Required task -> Reply with one number: the count of lines in the listing that contain the string "this".

"""

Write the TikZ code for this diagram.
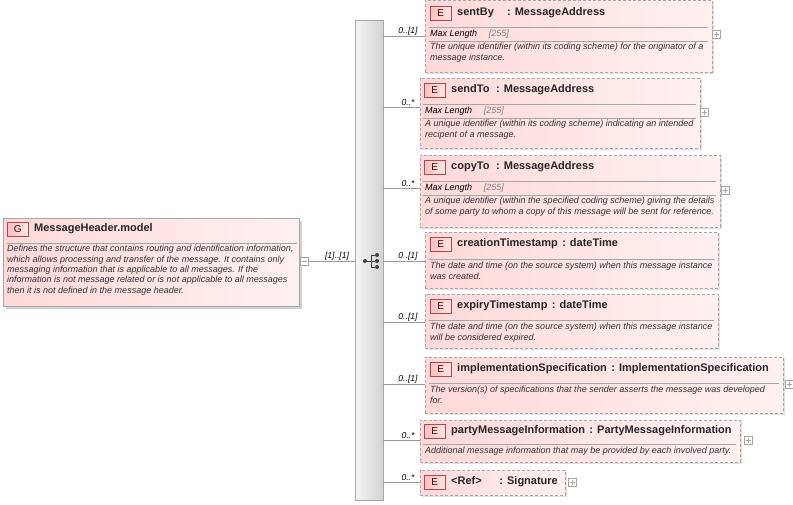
\documentclass[tikz,border=0pt]{standalone}
\usepackage{fontspec}
\setmainfont{Liberation Sans}
\usetikzlibrary{shadows}
\definecolor{bord}{HTML}{A8A8A8}
\definecolor{pinkA}{HTML}{FFD9D9}
\definecolor{pinkB}{HTML}{FFF0F0}
\tikzset{
  x=1pt,y=-1pt,
  ebox/.style={draw=bord,dashed,dash pattern=on 3pt off 2pt,left color=pinkA,right color=pinkB,
    general shadow={shadow xshift=2pt,shadow yshift=-2pt,fill=black!12},inner sep=0pt},
  gbox/.style={draw=bord,left color=pinkA,right color=pinkB,
    general shadow={shadow xshift=3pt,shadow yshift=-3pt,fill=black!18},inner sep=0pt},
  badge/.style={draw=red!45!gray,left color=red!25,right color=red!10,minimum width=21pt,minimum height=14pt,inner sep=0pt,font=\fontsize{10}{10}\selectfont,text=red!30!black},
  ttl/.style={font=\bfseries\fontsize{11}{12}\selectfont,anchor=west,inner sep=0pt,text=black!85},
  desc/.style={font=\itshape\fontsize{9}{10.4}\selectfont,anchor=north west,align=left,inner sep=0pt,text=black!80},
  mlen/.style={font=\fontsize{9}{10}\selectfont,anchor=west,inner sep=0pt},
  sep/.style={draw=gray!70},
  conn/.style={draw=gray!80},
  card/.style={font=\itshape\fontsize{8.6}{9}\selectfont,anchor=south,inner sep=1pt},
  pm/.style={draw=gray!70,fill=white,minimum size=8pt,inner sep=0pt},
  dot/.style={circle,fill=black!75,inner sep=0pt,minimum size=4pt},
}
\newcommand\pmplus[1]{\draw[gray!70] ([xshift=-2.5pt]#1.center) -- ([xshift=2.5pt]#1.center) ([yshift=-2.5pt]#1.center) -- ([yshift=2.5pt]#1.center);}
\begin{document}
\begin{tikzpicture}
\useasboundingbox (0,0) rectangle (793,504);
% group
\node[gbox,anchor=north west,minimum width=296pt,minimum height=88pt] (g) at (3,218) {};
\node[badge,anchor=west] (gb) at (7,229) {G};
\node[ttl] (gt) at (34,229) {MessageHeader.model};
\draw[sep] (7,243) -- (297,243);
\node[desc] (gd) at (7,245) {Defines the structure that contains routing and identification information,\\which allows processing and transfer of the message. It contains only\\messaging information that is applicable to all messages. If the\\information is not message related or is not applicable to all messages\\then it is not defined in the message header.};
\node[pm] (gm) at (304,261) {};
\draw[gray!70] ([xshift=-2.5pt]gm.center) -- ([xshift=2.5pt]gm.center);
% sequence bar
\node[draw=bord,left color=gray!8,right color=gray!35,anchor=north west,minimum width=28pt,minimum height=480pt,inner sep=0pt] (seq) at (355,20) {};
\draw[conn] (gm.east) -- (seq.west|-gm);
\node[card] at (337,261) {[1]..[1]};
% icon
\node[dot] (ic) at (365,261) {};
\node[dot] (i1) at (377,255) {};
\node[dot] (i2) at (377,261) {};
\node[dot] (i3) at (377,267) {};
\draw[black!75,line width=0.8pt] (ic) -- (371,261) (371,255) -- (371,267) (371,255) -- (i1) (371,261) -- (i2) (371,267) -- (i3);
% elements
% 1 sentBy
\node[ebox,anchor=north west,minimum width=287pt,minimum height=72pt] (e1) at (425,0) {};
\node[badge,anchor=west] (b1) at (430,13) {E};
\node[ttl] (t1) at (457,13) {sentBy\hspace{1.2em}: MessageAddress};
\draw[sep] (429,27) -- (708,27);
\node[mlen] (m1) at (430,34) {\itshape Max Length\hspace{1.3em}\color{gray}[255]};
\draw[sep] (429,41) -- (708,41);
\node[desc] (d1) at (430,43) {The unique identifier (within its coding scheme) for the originator of a\\message instance.};
\coordinate (l1) at (425,36);
\draw[conn] (seq.east|-l1) -- (l1);
\node[card] at (408,36) {0..[1]};
\node[pm] (p1) at (716,34) {}; \pmplus{p1}
% 2 sendTo
\node[ebox,anchor=north west,minimum width=280pt,minimum height=70pt] (e2) at (420,78) {};
\node[badge,anchor=west] (b2) at (424,90) {E};
\node[ttl] (t2) at (451,90) {sendTo\hspace{0.6em}: MessageAddress};
\draw[sep] (423,104) -- (696,104);
\node[mlen] (m2) at (425,111) {\itshape Max Length\hspace{1.3em}\color{gray}[255]};
\draw[sep] (423,118) -- (696,118);
\node[desc] (d2) at (425,120) {A unique identifier (within its coding scheme) indicating an intended\\recipent of a message.};
\coordinate (l2) at (420,107);
\draw[conn] (seq.east|-l2) -- (l2);
\node[card] at (408,107) {0..*};
\node[pm] (p2) at (704,112) {}; \pmplus{p2}
% 3 copyTo
\node[ebox,anchor=north west,minimum width=300pt,minimum height=72pt] (e3) at (420,155) {};
\node[badge,anchor=west] (b3) at (424,167) {E};
\node[ttl] (t3) at (451,167) {copyTo\hspace{0.6em}: MessageAddress};
\draw[sep] (423,181) -- (716,181);
\node[mlen] (m3) at (425,188) {\itshape Max Length\hspace{1.3em}\color{gray}[255]};
\draw[sep] (423,195) -- (716,195);
\node[desc] (d3) at (425,197) {A unique identifier (within the specified coding scheme) giving the details\\of some party to whom a copy of this message will be sent for reference.};
\coordinate (l3) at (420,188);
\draw[conn] (seq.east|-l3) -- (l3);
\node[card] at (408,188) {0..*};
\node[pm] (p3) at (725,190) {}; \pmplus{p3}
% 4 creationTimestamp
\node[ebox,anchor=north west,minimum width=293pt,minimum height=56pt] (e4) at (425,232) {};
\node[badge,anchor=west] (b4) at (430,244) {E};
\node[ttl] (t4) at (457,244) {creationTimestamp\hspace{0.4em}: dateTime};
\draw[sep] (429,259) -- (714,259);
\node[desc] (d4) at (430,262) {The date and time (on the source system) when this message instance\\was created.};
\coordinate (l4) at (425,261);
\draw[conn] (seq.east|-l4) -- (l4);
\node[card] at (408,261) {0..[1]};
% 5 expiryTimestamp
\node[ebox,anchor=north west,minimum width=293pt,minimum height=54pt] (e5) at (425,294) {};
\node[badge,anchor=west] (b5) at (430,306) {E};
\node[ttl] (t5) at (457,306) {expiryTimestamp\hspace{0.4em}: dateTime};
\draw[sep] (429,320) -- (714,320);
\node[desc] (d5) at (430,323) {The date and time (on the source system) when this message instance\\will be considered expired.};
\coordinate (l5) at (425,322);
\draw[conn] (seq.east|-l5) -- (l5);
\node[card] at (408,322) {0..[1]};
% 6 implementationSpecification
\node[ebox,anchor=north west,minimum width=358pt,minimum height=56pt] (e6) at (425,357) {};
\node[badge,anchor=west] (b6) at (430,369) {E};
\node[ttl] (t6) at (457,369) {implementationSpecification\hspace{0.4em}: ImplementationSpecification};
\draw[sep] (429,383) -- (779,383);
\node[desc] (d6) at (430,386) {The version(s) of specifications that the sender asserts the message was developed\\for.};
\coordinate (l6) at (425,384);
\draw[conn] (seq.east|-l6) -- (l6);
\node[card] at (408,384) {0..[1]};
\node[pm] (p6) at (789,384) {}; \pmplus{p6}
% 7 partyMessageInformation
\node[ebox,anchor=north west,minimum width=320pt,minimum height=42pt] (e7) at (420,420) {};
\node[badge,anchor=west] (b7) at (424,431) {E};
\node[ttl] (t7) at (451,431) {partyMessageInformation\hspace{0.4em}: PartyMessageInformation};
\draw[sep] (423,444) -- (736,444);
\node[desc] (d7) at (425,447) {Additional message information that may be provided by each involved party.};
\coordinate (l7) at (420,440);
\draw[conn] (seq.east|-l7) -- (l7);
\node[card] at (408,440) {0..*};
\node[pm] (p7) at (748,440) {}; \pmplus{p7}
% 8 Signature
\node[ebox,anchor=north west,minimum width=145pt,minimum height=25pt] (e8) at (420,470) {};
\node[badge,anchor=west] (b8) at (424,482) {E};
\node[ttl] (t8) at (451,482) {<Ref>\hspace{1.6em}: Signature};
\coordinate (l8) at (420,482);
\draw[conn] (seq.east|-l8) -- (l8);
\node[card] at (408,482) {0..*};
\node[pm] (p8) at (572,482) {}; \pmplus{p8}
\end{tikzpicture}
\end{document}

"""

Complete answer -> 4